Only in Japan did Zen become a seperate religion from Buddhism.

Ch’an, = Son,= Zen is just the method used by all Mahayana Buddhists as a short-cut to enlightenment by emphasizing meditation over the lenghy years of studying the sutras.

Zen meditation is simply a short cut to enlightenment as used by the Mahayana Buddhist sects. Because achieving enlightenment is so very important to the Buddhists, they had spent a great deal of time on its development, and just about perfected a single form of meditation.

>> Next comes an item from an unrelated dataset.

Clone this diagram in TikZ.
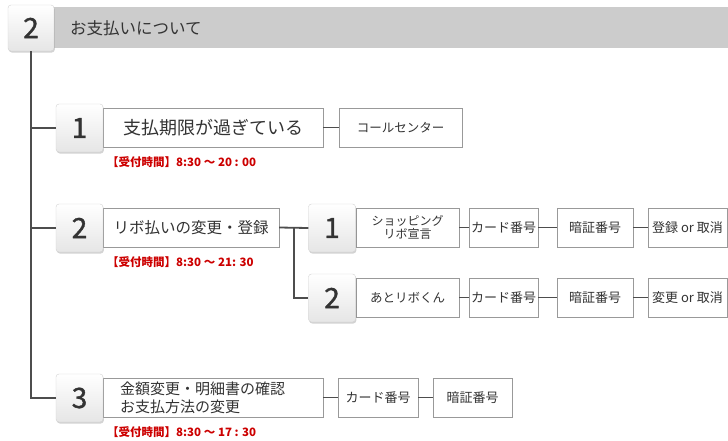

Zen meditation is useless for Catholicism, since Catholics are not trying to reach Nirvana or even believe in it. There is no reason why Thomas Merton would not have understood this particular incompatibility between Buddhist doctrine and Catholic doctrine.
 
There are a lot of similarities between the way Zen monks live and Trappist monks live. The two traditions tend to be very sympathetic of one another. Like soldiers of two different armies. The error comes in when you start thinking there are no philosophical differences separating why the two armies fight. Which is very possible if you look at them tactially and not strategically. For example, all soldiers primarily fight for their unit irrespective of the political philosophy of their commanders.

So if we look at monks as soldiers, and the fact both are there for ‘perfection’ aka ‘salvation’. And they live very similar lifestyles. You can see how Merton started to get involved with Zen monasticism.